| ...the Hopi have been in Arizona for thousands of years, the Navajo have not.
| Some say the Navajo came about the time of the Spanish or shortly before as
| Athabascans from Northern Canada and/or Alaska. Anyway, it is clearly not
| Dine ancestral land. Athabascans, by the way, are a distinct racial group
| separate from Amerinds and came in a separate wave across the Bering Straits
| thousands of years after the Amerinds. Their languages are unrelated to
| those of the indigenous people they met here. A relationship to
| Sino-Tibetan languages has been postulated.
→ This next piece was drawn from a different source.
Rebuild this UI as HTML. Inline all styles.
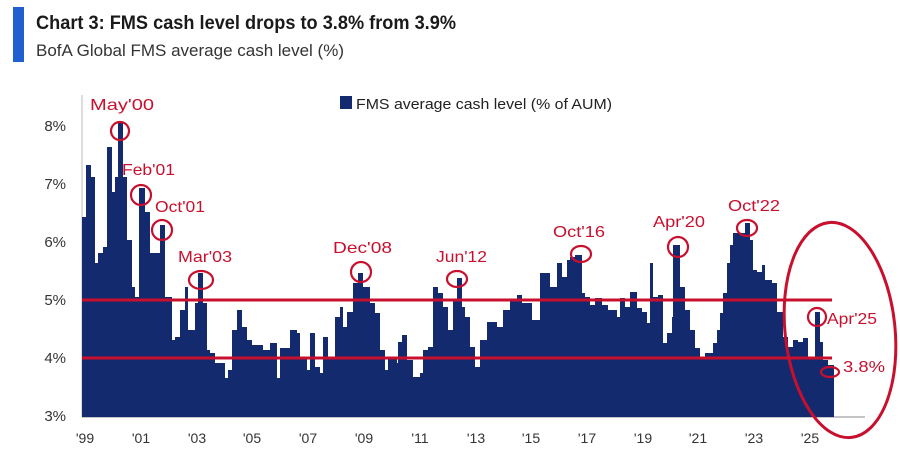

The idea that the Athapaskan language group (or the larger group that it
belongs to, Na-Dene) is related to Sino-Tibetan, was first proposed around
1920 by the American linguist Edward Sapir. Native-netters should be advised
that this was a highly speculative idea and that it has not been demonstrated
in the years since 1920. Probably most linguists would not accept it today.
It is in the nature of the problem that you can never demonstrate that two
languages are NOT related, since eventually the changes that all languages
undergo can move any two streams indefinitely far apart. Second point:
there are two separate questions about population (really: language)
movements and Na-Dene. One is the time depth back to a period when the
ancestor of the present day languages was spoken in one or a few relatively
homogeneous communities. Because of the relatively close similarities among
the Athapaskan languages, this time is supposed to be relatively recent, say
a thousand years or so, considerably earlier for Na-Dene (that means
Athapaskan plus Eyak and Tlingit, Haida (in my opinion, but not that of all
linguists) should not be included here. The second question is when the
speakers of the ancestor of Na-Dene reached the Western Hemisphere. Here a
lot more guesswork is involved and many linguists wouldn't even speculate.
There is an idea that Na-Dene was the next to last wave, followed only by
Eskimo-Aleut, but please remember that no concrete link to any Euro-Asian
language group has ever been established to the satisfaction to most
linguists, popular press stories to the contrary notwithstanding.